REQUIRED TASK »
Reproduce the listing below exactly, minus its pictures.
+++++
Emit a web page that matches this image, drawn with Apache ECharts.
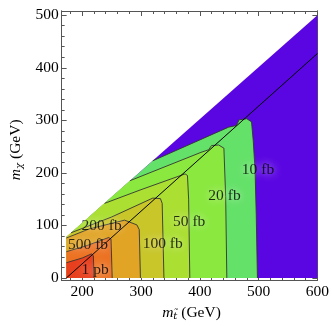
<!DOCTYPE html>
<html>
<head>
<meta charset="utf-8">
<script src="https://cdn.jsdelivr.net/npm/echarts@6/dist/echarts.min.js"></script>
<style>
  html, body { margin: 0; padding: 0; background: #fff; }
  #main { width: 332px; height: 326px; }
</style>
</head>
<body>
<div id="main"></div>
<script>
// contour levels of the cross section, highest first
const levels = ["1 pb", "500 fb", "200 fb", "100 fb", "50 fb", "20 fb", "10 fb"];

// each contour traced (m_stop, m_chi) from the upper/left edge of the region down to m_chi = 0
const contour1pb = [[173, 29], [200, 38], [216, 46], [219, 42], [220, 0]];
const contour500fb = [[173, 50], [209, 62], [245, 77], [249, 74], [251, 0]];
const contour200fb = [[173, 76], [211, 93], [272, 110], [293, 101], [297, 92], [299, 0]];
const contour100fb = [[181, 86], [250, 116], [320, 152], [333, 151], [336, 142], [339, 0]];
const contour50fb = [[238, 142], [300, 168], [375, 198], [379, 195], [381, 150], [383, 0]];
const contour20fb = [[281, 185], [402, 239], [415, 244], [420, 252], [432, 253], [441, 247], [444, 155], [446, 0]];
const contour10fb = [[320, 223], [449, 287], [462, 290], [467, 301], [480, 303], [488, 297], [491, 260], [494, 206], [496, 120], [498, 0]];
const contours = [contour1pb, contour500fb, contour200fb, contour100fb, contour50fb, contour20fb, contour10fb];

// region where the scan has points
const region = [[173, 0], [600, 0], [600, 500], [173, 78]];

// m_stop = m_top + m_chi
const topLine = [[173, 0], [600, 427]];

// where each contour label sits
const labelPos = [[222, 15], [210, 62], [233, 99], [337, 65], [382, 107], [442, 156], [499, 205]];

const xTicks = [200, 300, 400, 500, 600];
const yTicks = [0, 100, 200, 300, 400, 500];

// band colours: below 10 fb first, then each level up to above 1 pb
const bandColors = ["#5a06e2", "#64e168", "#8ae83e", "#abdf32", "#c8c628", "#e1a424", "#ec7222", "#e8401e"];

const xMinor = [];
for (let v = 180; v <= 600; v += 20) if (v % 100) xMinor.push(v);
const yMinor = [];
for (let v = 20; v <= 500; v += 20) if (v % 100) yMinor.push(v);

// filled area above each level = contour + corner(s) of the region
function bandPolygon(c) {
  const pts = c.slice();
  pts.push(region[0]);
  if (c[0][0] > region[3][0]) pts.push(region[3]);
  return pts;
}
const polys = [region].concat(contours.slice().reverse().map(bandPolygon));

const serif = "Liberation Serif";
const frameColor = "#555";

function makeAxis(pos, ticks, len, labels, extra) {
  return Object.assign({
    type: "value",
    position: pos,
    axisLine: { show: true, onZero: false, lineStyle: { color: frameColor, width: 1 } },
    axisTick: { show: true, inside: true, length: len, customValues: ticks, lineStyle: { color: frameColor, width: 1 } },
    axisLabel: labels
      ? { show: true, customValues: ticks, color: "#000", fontFamily: serif, fontSize: 15.5, margin: 3 }
      : { show: false },
    splitLine: { show: false },
  }, extra);
}

const xRange = { min: 165, max: 600 };
const yRange = { min: -5, max: 508 };
const nameRich = {
  i: { fontFamily: serif, fontStyle: "italic", fontSize: 15.5, color: "#000" },
  s: { fontFamily: "DejaVu Serif", fontStyle: "italic", fontSize: 10, color: "#000", padding: [7, 0, 0, 0] },
  n: { fontFamily: serif, fontSize: 15.5, color: "#000" },
};

const chart = echarts.init(document.getElementById("main"));
chart.setOption({
  animation: false,
  grid: { left: 45, right: 11, top: 11, bottom: 35 },
  xAxis: [
    makeAxis("bottom", xTicks, 5, true, Object.assign({
      name: "{i|m}{s|t\u0303}{n| (GeV)}",
      nameLocation: "middle",
      nameGap: 20,
      nameTextStyle: { rich: nameRich, padding: [0, 0, 0, 4] },
    }, xRange)),
    makeAxis("top", xTicks, 5, false, xRange),
    makeAxis("bottom", xMinor, 3, false, xRange),
    makeAxis("top", xMinor, 3, false, xRange),
  ],
  yAxis: [
    makeAxis("left", yTicks, 5, true, Object.assign({
      name: "{i|m}{s|\u03c7}{n| (GeV)}",
      nameLocation: "middle",
      nameRotate: 90,
      nameGap: 29,
      nameTextStyle: { rich: nameRich, padding: [0, 8, 0, 0] },
    }, yRange)),
    makeAxis("right", yTicks, 5, false, yRange),
    makeAxis("left", yMinor, 3, false, yRange),
    makeAxis("right", yMinor, 3, false, yRange),
  ],
  series: [
    {
      type: "custom",
      z: 1,
      silent: true,
      data: polys.map((p) => p[0]),
      renderItem: function (params, api) {
        const poly = polys[params.dataIndex];
        return {
          type: "polygon",
          shape: { points: poly.map((p) => api.coord(p)) },
          style: { fill: bandColors[params.dataIndex], stroke: null },
        };
      },
    },
    {
      type: "custom",
      z: 2,
      silent: true,
      data: contours.map((c) => c[0]),
      renderItem: function (params, api) {
        const c = contours[params.dataIndex];
        return {
          type: "polyline",
          shape: { points: c.map((p) => api.coord(p)) },
          style: { fill: null, stroke: "#333", lineWidth: 0.9 },
        };
      },
    },
    {
      type: "line",
      z: 3,
      silent: true,
      symbol: "none",
      data: topLine,
      lineStyle: { color: "#000", width: 1 },
    },
    {
      type: "scatter",
      z: 4,
      silent: true,
      symbolSize: 1,
      itemStyle: { color: "transparent" },
      data: labelPos,
      label: {
        show: true,
        position: "inside",
        formatter: (p) => levels[p.dataIndex],
        fontFamily: serif,
        fontSize: 15.5,
        color: "#000",
        textShadowColor: "#fff",
        textShadowBlur: 8,
      },
    },
  ],
});
</script>
</body>
</html>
+++++
EXERCISE OUTPUT »
Emit a web page that matches this image, drawn with Apache ECharts.
<!DOCTYPE html>
<html>
<head>
<meta charset="utf-8">
<script src="https://cdn.jsdelivr.net/npm/echarts@6/dist/echarts.min.js"></script>
<style>
  html, body { margin: 0; padding: 0; background: #fff; }
  #main { width: 332px; height: 326px; }
</style>
</head>
<body>
<div id="main"></div>
<script>
// contour levels of the cross section, highest first
const levels = ["1 pb", "500 fb", "200 fb", "100 fb", "50 fb", "20 fb", "10 fb"];

// each contour traced (m_stop, m_chi) from the upper/left edge of the region down to m_chi = 0
const contour1pb = [[173, 29], [200, 38], [216, 46], [219, 42], [220, 0]];
const contour500fb = [[173, 50], [209, 62], [245, 77], [249, 74], [251, 0]];
const contour200fb = [[173, 76], [211, 93], [272, 110], [293, 101], [297, 92], [299, 0]];
const contour100fb = [[181, 86], [250, 116], [320, 152], [333, 151], [336, 142], [339, 0]];
const contour50fb = [[238, 142], [300, 168], [375, 198], [379, 195], [381, 150], [383, 0]];
const contour20fb = [[281, 185], [402, 239], [415, 244], [420, 252], [432, 253], [441, 247], [444, 155], [446, 0]];
const contour10fb = [[320, 223], [449, 287], [462, 290], [467, 301], [480, 303], [488, 297], [491, 260], [494, 206], [496, 120], [498, 0]];
const contours = [contour1pb, contour500fb, contour200fb, contour100fb, contour50fb, contour20fb, contour10fb];

// region where the scan has points
const region = [[173, 0], [600, 0], [600, 500], [173, 78]];

// m_stop = m_top + m_chi
const topLine = [[173, 0], [600, 427]];

// where each contour label sits
const labelPos = [[222, 15], [210, 62], [233, 99], [337, 65], [382, 107], [442, 156], [499, 205]];

const xTicks = [200, 300, 400, 500, 600];
const yTicks = [0, 100, 200, 300, 400, 500];

// band colours: below 10 fb first, then each level up to above 1 pb
const bandColors = ["#5a06e2", "#64e168", "#8ae83e", "#abdf32", "#c8c628", "#e1a424", "#ec7222", "#e8401e"];

const xMinor = [];
for (let v = 180; v <= 600; v += 20) if (v % 100) xMinor.push(v);
const yMinor = [];
for (let v = 20; v <= 500; v += 20) if (v % 100) yMinor.push(v);

// filled area above each level = contour + corner(s) of the region
function bandPolygon(c) {
  const pts = c.slice();
  pts.push(region[0]);
  if (c[0][0] > region[3][0]) pts.push(region[3]);
  return pts;
}
const polys = [region].concat(contours.slice().reverse().map(bandPolygon));

const serif = "Liberation Serif";
const frameColor = "#555";

function makeAxis(pos, ticks, len, labels, extra) {
  return Object.assign({
    type: "value",
    position: pos,
    axisLine: { show: true, onZero: false, lineStyle: { color: frameColor, width: 1 } },
    axisTick: { show: true, inside: true, length: len, customValues: ticks, lineStyle: { color: frameColor, width: 1 } },
    axisLabel: labels
      ? { show: true, customValues: ticks, color: "#000", fontFamily: serif, fontSize: 15.5, margin: 3 }
      : { show: false },
    splitLine: { show: false },
  }, extra);
}

const xRange = { min: 165, max: 600 };
const yRange = { min: -5, max: 508 };
const nameRich = {
  i: { fontFamily: serif, fontStyle: "italic", fontSize: 15.5, color: "#000" },
  s: { fontFamily: "DejaVu Serif", fontStyle: "italic", fontSize: 10, color: "#000", padding: [7, 0, 0, 0] },
  n: { fontFamily: serif, fontSize: 15.5, color: "#000" },
};

const chart = echarts.init(document.getElementById("main"));
chart.setOption({
  animation: false,
  grid: { left: 45, right: 11, top: 11, bottom: 35 },
  xAxis: [
    makeAxis("bottom", xTicks, 5, true, Object.assign({
      name: "{i|m}{s|t\u0303}{n| (GeV)}",
      nameLocation: "middle",
      nameGap: 20,
      nameTextStyle: { rich: nameRich, padding: [0, 0, 0, 4] },
    }, xRange)),
    makeAxis("top", xTicks, 5, false, xRange),
    makeAxis("bottom", xMinor, 3, false, xRange),
    makeAxis("top", xMinor, 3, false, xRange),
  ],
  yAxis: [
    makeAxis("left", yTicks, 5, true, Object.assign({
      name: "{i|m}{s|\u03c7}{n| (GeV)}",
      nameLocation: "middle",
      nameRotate: 90,
      nameGap: 29,
      nameTextStyle: { rich: nameRich, padding: [0, 8, 0, 0] },
    }, yRange)),
    makeAxis("right", yTicks, 5, false, yRange),
    makeAxis("left", yMinor, 3, false, yRange),
    makeAxis("right", yMinor, 3, false, yRange),
  ],
  series: [
    {
      type: "custom",
      z: 1,
      silent: true,
      data: polys.map((p) => p[0]),
      renderItem: function (params, api) {
        const poly = polys[params.dataIndex];
        return {
          type: "polygon",
          shape: { points: poly.map((p) => api.coord(p)) },
          style: { fill: bandColors[params.dataIndex], stroke: null },
        };
      },
    },
    {
      type: "custom",
      z: 2,
      silent: true,
      data: contours.map((c) => c[0]),
      renderItem: function (params, api) {
        const c = contours[params.dataIndex];
        return {
          type: "polyline",
          shape: { points: c.map((p) => api.coord(p)) },
          style: { fill: null, stroke: "#333", lineWidth: 0.9 },
        };
      },
    },
    {
      type: "line",
      z: 3,
      silent: true,
      symbol: "none",
      data: topLine,
      lineStyle: { color: "#000", width: 1 },
    },
    {
      type: "scatter",
      z: 4,
      silent: true,
      symbolSize: 1,
      itemStyle: { color: "transparent" },
      data: labelPos,
      label: {
        show: true,
        position: "inside",
        formatter: (p) => levels[p.dataIndex],
        fontFamily: serif,
        fontSize: 15.5,
        color: "#000",
        textShadowColor: "#fff",
        textShadowBlur: 8,
      },
    },
  ],
});
</script>
</body>
</html>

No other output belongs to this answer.